Are you experiencing diarrhea, fever, reduced appetite, abdominal pain, and unexplained weight loss? If yes, you may be suffering from inflammatory bowel disease (IBD). It is a broad term that describes diseases or disorders involving chronic inflammation of your digestive tract. There are basically two types of inflammatory bowel disease namely ulcerative colitis and Crohn’s disease. The former occurs when the innermost lining of the colon develops a long-lasting inflammation that causes sore. However the latter represents the inflammation in the lining of the digestive tract.

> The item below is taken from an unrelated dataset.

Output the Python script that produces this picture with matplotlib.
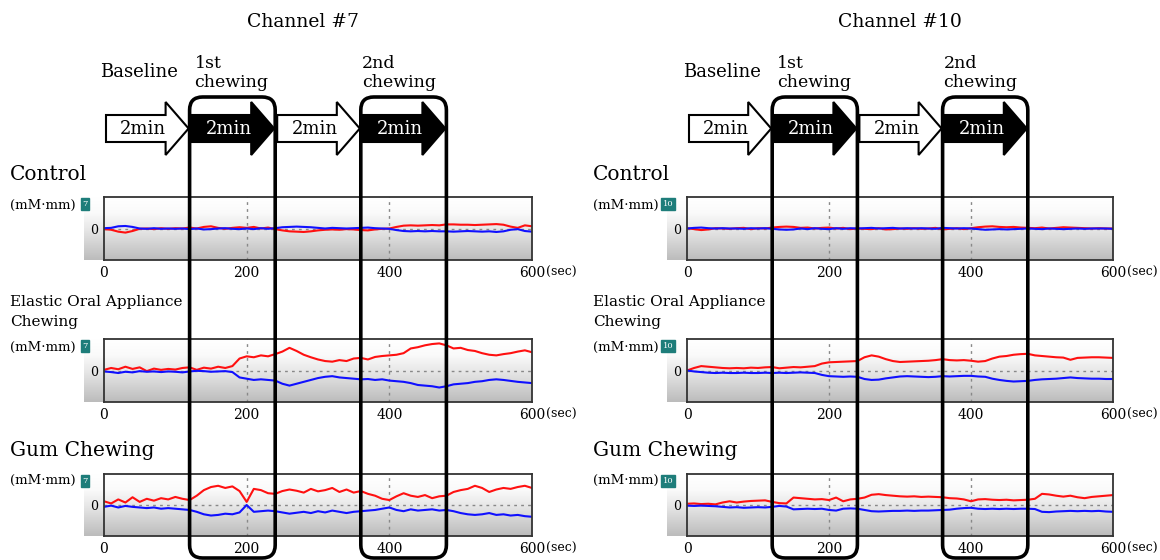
import numpy as np
import matplotlib.pyplot as plt
from matplotlib.patches import FancyBboxPatch, Polygon
from matplotlib.colors import LinearSegmentedColormap

plt.rcParams['font.family'] = ['DejaVu Serif']

# time axis, one reading every 10 s
t = np.arange(0, 601, 10)

# ---- Channel #7 ----
ch7_ctrl_red = [-0.02, -0.04, -0.10, -0.13, -0.08, -0.01, 0.00, -0.02, 0.01, -0.01, 0.01, 0.00, 0.03, 0.00, 0.05, 0.07,
                0.02, -0.01, 0.02, 0.04, 0.02, 0.05, 0.00, 0.03, -0.02, -0.06, -0.09, -0.10, -0.11, -0.09, -0.06, -0.04,
                -0.03, -0.04, -0.02, -0.03, -0.05, -0.06, -0.03, -0.01, 0.00, 0.05, 0.09, 0.10, 0.09, 0.10, 0.11, 0.10,
                0.13, 0.13, 0.12, 0.12, 0.11, 0.12, 0.13, 0.14, 0.12, 0.06, 0.02, 0.10, 0.07]
ch7_ctrl_blue = [0.01, 0.02, 0.07, 0.08, 0.05, 0.00, -0.01, 0.01, -0.01, 0.00, -0.01, 0.00, -0.02, 0.00, -0.03, -0.02,
                 0.00, 0.01, -0.01, -0.02, 0.00, -0.02, 0.01, -0.01, 0.01, 0.04, 0.05, 0.06, 0.05, 0.04, 0.02, 0.00,
                 0.02, 0.01, 0.00, 0.01, 0.02, 0.03, 0.01, 0.00, -0.01, -0.05, -0.08, -0.09, -0.08, -0.09, -0.08, -0.09,
                 -0.09, -0.10, -0.09, -0.08, -0.09, -0.10, -0.09, -0.11, -0.09, -0.04, -0.02, -0.08, -0.10]
ch7_elas_red = [0.02, 0.08, 0.04, 0.12, 0.05, 0.10, -0.02, 0.06, 0.02, 0.05, 0.03, 0.08, 0.10, 0.02, 0.09, 0.06,
                0.12, 0.08, 0.14, 0.38, 0.45, 0.42, 0.48, 0.45, 0.52, 0.60, 0.72, 0.62, 0.50, 0.42, 0.35, 0.30,
                0.28, 0.33, 0.30, 0.38, 0.40, 0.35, 0.43, 0.46, 0.48, 0.50, 0.55, 0.70, 0.74, 0.80, 0.84, 0.86,
                0.80, 0.70, 0.72, 0.65, 0.62, 0.55, 0.50, 0.48, 0.52, 0.55, 0.60, 0.64, 0.58]
ch7_elas_blue = [-0.03, -0.05, -0.08, -0.04, -0.06, -0.02, -0.04, -0.03, -0.05, -0.03, -0.04, -0.06, -0.03, -0.01, -0.02, -0.04,
                 -0.03, -0.02, -0.05, -0.22, -0.26, -0.30, -0.28, -0.30, -0.32, -0.42, -0.48, -0.42, -0.36, -0.30, -0.24, -0.20,
                 -0.18, -0.22, -0.24, -0.26, -0.28, -0.27, -0.30, -0.28, -0.32, -0.34, -0.36, -0.40, -0.46, -0.48, -0.50, -0.54,
                 -0.50, -0.44, -0.42, -0.40, -0.36, -0.34, -0.30, -0.28, -0.30, -0.33, -0.36, -0.38, -0.40]
ch7_gum_red = [0.12, 0.05, 0.18, 0.08, 0.25, 0.10, 0.20, 0.14, 0.22, 0.18, 0.26, 0.20, 0.16, 0.30, 0.48, 0.58,
               0.62, 0.55, 0.60, 0.45, 0.10, 0.52, 0.48, 0.38, 0.36, 0.45, 0.50, 0.46, 0.40, 0.52, 0.44, 0.48,
               0.55, 0.42, 0.50, 0.40, 0.45, 0.36, 0.30, 0.20, 0.16, 0.28, 0.38, 0.30, 0.26, 0.32, 0.22, 0.28,
               0.30, 0.42, 0.48, 0.52, 0.62, 0.55, 0.42, 0.50, 0.55, 0.52, 0.58, 0.62, 0.55]
ch7_gum_blue = [-0.06, -0.02, -0.08, -0.03, -0.06, -0.08, -0.10, -0.08, -0.12, -0.10, -0.12, -0.14, -0.16, -0.22, -0.30, -0.34,
                -0.32, -0.28, -0.30, -0.24, 0.00, -0.22, -0.20, -0.18, -0.20, -0.24, -0.28, -0.25, -0.22, -0.26, -0.20, -0.24,
                -0.18, -0.22, -0.26, -0.22, -0.20, -0.18, -0.16, -0.12, -0.08, -0.16, -0.20, -0.14, -0.18, -0.16, -0.14, -0.18,
                -0.16, -0.20, -0.26, -0.30, -0.32, -0.30, -0.26, -0.32, -0.30, -0.34, -0.32, -0.36, -0.38]

# ---- Channel #10 ----
ch10_ctrl_red = [0.01, -0.02, -0.05, -0.03, 0.01, 0.00, -0.01, 0.01, 0.02, -0.02, 0.01, 0.00, 0.03, 0.05, 0.06, 0.05,
                 0.02, 0.03, 0.00, 0.02, 0.03, 0.00, 0.02, -0.02, 0.00, -0.01, -0.02, 0.01, -0.03, -0.02, 0.00, -0.01,
                 0.01, -0.01, 0.00, 0.02, -0.03, -0.01, 0.01, -0.02, 0.01, 0.04, 0.06, 0.07, 0.05, 0.04, 0.05, 0.03,
                 0.02, 0.01, 0.03, 0.00, 0.02, 0.04, 0.03, 0.02, 0.01, 0.00, 0.01, 0.00, 0.00]
ch10_ctrl_blue = [0.00, 0.02, 0.03, 0.01, 0.00, 0.01, 0.00, 0.00, -0.01, 0.01, 0.00, 0.01, -0.01, -0.03, -0.04, -0.03,
                  0.00, -0.02, 0.01, -0.01, -0.02, 0.01, -0.01, 0.01, 0.00, 0.01, 0.02, 0.00, 0.01, 0.02, 0.00, 0.01,
                  0.00, 0.01, 0.00, -0.01, 0.02, 0.01, 0.00, 0.01, 0.00, -0.02, -0.04, -0.03, -0.02, -0.03, -0.02, -0.01,
                  0.00, -0.01, -0.02, 0.00, -0.01, -0.02, -0.01, 0.00, -0.01, 0.00, 0.00, 0.00, -0.01]
ch10_elas_red = [0.00, 0.08, 0.14, 0.12, 0.10, 0.08, 0.07, 0.08, 0.07, 0.09, 0.08, 0.10, 0.11, 0.07, 0.09, 0.11,
                 0.10, 0.12, 0.14, 0.22, 0.26, 0.27, 0.28, 0.29, 0.30, 0.42, 0.48, 0.44, 0.36, 0.30, 0.27, 0.28,
                 0.29, 0.30, 0.31, 0.33, 0.36, 0.33, 0.32, 0.33, 0.31, 0.28, 0.30, 0.38, 0.44, 0.46, 0.50, 0.52,
                 0.53, 0.48, 0.46, 0.44, 0.42, 0.41, 0.34, 0.40, 0.41, 0.42, 0.42, 0.41, 0.40]
ch10_elas_blue = [0.00, -0.03, -0.05, -0.07, -0.08, -0.07, -0.08, -0.08, -0.07, -0.08, -0.08, -0.07, -0.08, -0.07, -0.08, -0.07,
                  -0.06, -0.07, -0.08, -0.14, -0.18, -0.19, -0.20, -0.19, -0.20, -0.27, -0.30, -0.29, -0.25, -0.22, -0.19, -0.18,
                  -0.19, -0.20, -0.21, -0.20, -0.18, -0.19, -0.18, -0.17, -0.17, -0.19, -0.20, -0.26, -0.30, -0.33, -0.35, -0.34,
                  -0.33, -0.30, -0.28, -0.27, -0.26, -0.24, -0.22, -0.24, -0.25, -0.26, -0.26, -0.27, -0.27]
ch10_gum_red = [0.04, 0.05, 0.03, 0.04, 0.02, 0.08, 0.12, 0.08, 0.11, 0.13, 0.14, 0.15, 0.10, 0.06, 0.05, 0.24,
                0.22, 0.20, 0.18, 0.19, 0.16, 0.24, 0.12, 0.18, 0.20, 0.24, 0.33, 0.35, 0.32, 0.30, 0.28, 0.27,
                0.28, 0.26, 0.27, 0.26, 0.25, 0.22, 0.21, 0.18, 0.12, 0.18, 0.19, 0.17, 0.16, 0.17, 0.15, 0.16,
                0.17, 0.20, 0.36, 0.34, 0.30, 0.27, 0.30, 0.25, 0.22, 0.26, 0.28, 0.30, 0.32]
ch10_gum_blue = [-0.02, -0.03, -0.02, -0.03, -0.04, -0.06, -0.08, -0.07, -0.09, -0.08, -0.07, -0.08, -0.06, -0.03, -0.05, -0.14,
                 -0.13, -0.12, -0.13, -0.12, -0.16, -0.18, -0.12, -0.11, -0.12, -0.16, -0.20, -0.21, -0.20, -0.19, -0.19, -0.18,
                 -0.19, -0.18, -0.18, -0.17, -0.16, -0.15, -0.12, -0.10, -0.09, -0.12, -0.13, -0.12, -0.13, -0.12, -0.13, -0.12,
                 -0.12, -0.13, -0.22, -0.23, -0.21, -0.20, -0.19, -0.20, -0.19, -0.20, -0.19, -0.21, -0.22]

row_names = ['Control', 'Elastic Oral Appliance\nChewing', 'Gum Chewing']
phase_edges = [0, 120, 240, 360, 480]
phase_text = ['2min', '2min', '2min', '2min']
xticks = [0, 200, 400, 600]

W, H = 1160, 560
fig = plt.figure(figsize=(W / 100, H / 100), dpi=100)
fig.patch.set_facecolor('white')

def box(x0, y0, x1, y1):
    # pixel box (top-left origin) -> figure fraction rect
    return [x0 / W, 1 - y1 / H, (x1 - x0) / W, (y1 - y0) / H]

grad = LinearSegmentedColormap.from_list('g', ['#bcbcbc', '#d2d2d2', '#e8e8e8', '#fafafa', '#ffffff'])
gimg = np.linspace(0, 1, 100).reshape(-1, 1)

cols = [
    dict(x0=104, x1=532, ch='7', title='Channel #7', tx=303,
         data=[(ch7_ctrl_red, ch7_ctrl_blue), (ch7_elas_red, ch7_elas_blue), (ch7_gum_red, ch7_gum_blue)]),
    dict(x0=687, x1=1113, ch='10', title='Channel #10', tx=900,
         data=[(ch10_ctrl_red, ch10_ctrl_blue), (ch10_elas_red, ch10_elas_blue), (ch10_gum_red, ch10_gum_blue)]),
]
rows_y = [(197, 260), (339, 402), (474, 536)]
label_y = [(175, 205), (312, 347), (451, 480)]

ov = fig.add_axes([0, 0, 1, 1], zorder=10)
ov.set_xlim(0, W)
ov.set_ylim(H, 0)
ov.axis('off')

for c in cols:
    axes = []
    for r, (y0, y1) in enumerate(rows_y):
        bg = fig.add_axes(box(c['x0'] - 20, y0, c['x1'], y1), zorder=0)
        bg.imshow(gimg, cmap=grad, aspect='auto', origin='lower', extent=[0, 1, 0, 1])
        bg.axis('off')

        ax = fig.add_axes(box(c['x0'], y0, c['x1'], y1), zorder=1)
        ax.set_facecolor('none')
        red, blue = c['data'][r]
        ax.plot(t, red, color='#ff1010', lw=1.5)
        ax.plot(t, blue, color='#1010ff', lw=1.5)
        ax.axhline(0, color='#888888', lw=1, ls=(0, (2, 3)), zorder=0)
        for g in (200, 400):
            ax.axvline(g, color='#888888', lw=1, ls=(0, (2, 3)), zorder=0)
        ax.set_xlim(0, 600)
        ax.set_ylim(-1, 1)
        ax.set_xticks(xticks)
        ax.set_xticklabels([str(v) for v in xticks], fontsize=10)
        ax.set_yticks([0])
        ax.set_yticklabels(['0'], fontsize=9)
        ax.tick_params(axis='x', length=0, pad=4)
        ax.tick_params(axis='y', length=0, pad=4)
        for s in ax.spines.values():
            s.set_color('#333333')
            s.set_linewidth(1.3)
        axes.append(ax)

        ly0, ly1 = label_y[r]
        lx = c['x0'] - 94
        if r == 1:
            ov.text(lx, ly0, row_names[r], fontsize=11, va='center', ha='left', linespacing=1.5)
        else:
            ov.text(lx, ly0, row_names[r], fontsize=14.5, va='center', ha='left')
        ov.text(lx, ly1, '(mM\u00b7mm)', fontsize=9.5, va='center', ha='left')
        ov.text(c['x0'] - 19, y0 + 7, c['ch'], fontsize=6, color='white', ha='center', va='center',
                bbox=dict(boxstyle='square,pad=0.2', fc='#1e7d7a', ec='#1e7d7a'))
        sx = ax.transData.transform((600, 0))[0]
        ov.text(sx + 14, y1 + 12, '(sec)', fontsize=9, va='center', ha='left')

    # time -> figure pixel x using the panel axes
    def px(v):
        return axes[0].transData.transform((v, 0))[0]

    ov.text(c['tx'], 22, c['title'], fontsize=13.5, ha='center', va='center')

    # phase arrows
    yc, bh, hh, hl = 128.5, 13.5, 26.5, 23
    for i in range(4):
        a0 = px(phase_edges[i]) + 2
        a1 = px(phase_edges[i + 1]) - 1
        filled = i % 2 == 1
        pts = [(a0, yc - bh), (a1 - hl, yc - bh), (a1 - hl, yc - hh), (a1, yc),
               (a1 - hl, yc + hh), (a1 - hl, yc + bh), (a0, yc + bh)]
        ov.add_patch(Polygon(pts, closed=True, fc='black' if filled else 'white', ec='black', lw=1.5))
        ov.text((a0 + a1) / 2 - 4, yc, phase_text[i], fontsize=13, ha='center', va='center',
                color='white' if filled else 'black')

    ov.text((px(0) + px(120)) / 2 - 8, 72, 'Baseline', fontsize=13, ha='center', va='center')
    ov.text(px(120) + 5, 73, '1st\nchewing', fontsize=12.5, ha='left', va='center', linespacing=1.2)
    ov.text(px(360) + 1, 73, '2nd\nchewing', fontsize=12.5, ha='left', va='center', linespacing=1.2)

    # chewing period frames
    for a, b in ((120, 240), (360, 480)):
        x0, x1 = px(a), px(b)
        ov.add_patch(FancyBboxPatch((x0, 97), x1 - x0, 461, boxstyle='round,pad=0,rounding_size=13',
                                    fc='none', ec='black', lw=2.6))

fig.savefig('out.png', dpi=100)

According to a study published in the United European Gastroenterology Journal, “Young people who are suffering from IBD are five times more likely than the general population to develop viral infections that can lead to hospitalization or permanent organ damage.” Usually, young individuals or those with a family history of IBD develop this condition. Also, people with smoking habits or those who are on nonsteroidal anti-inflammatory medications are at high risk of being affected by inflammatory bowel disease.

As far as the causes of this syndrome are concerned, doctors believe that the immune system malfunction is responsible for it. While your body’s defense system produces antibodies to fight against a bacteria or virus, it may abnormally attack the cells of your digestive tract and cause inflammatory bowel syndrome.

If not treated on time, this condition can lead to certain complications including colon cancer, blood clots, joint inflammation, scars within the bile ducts, etc. To diagnose the disorder, doctors first try to rule out some common health conditions with symptoms that mimic IBD signs. To do that you may have to go through tests like a blood test, colonoscopy, capsule endoscopy, X-ray, or CT scan. Once the condition is confirmed, you will be prescribed anti-inflammatory drugs, immune system suppressors, and antibiotics.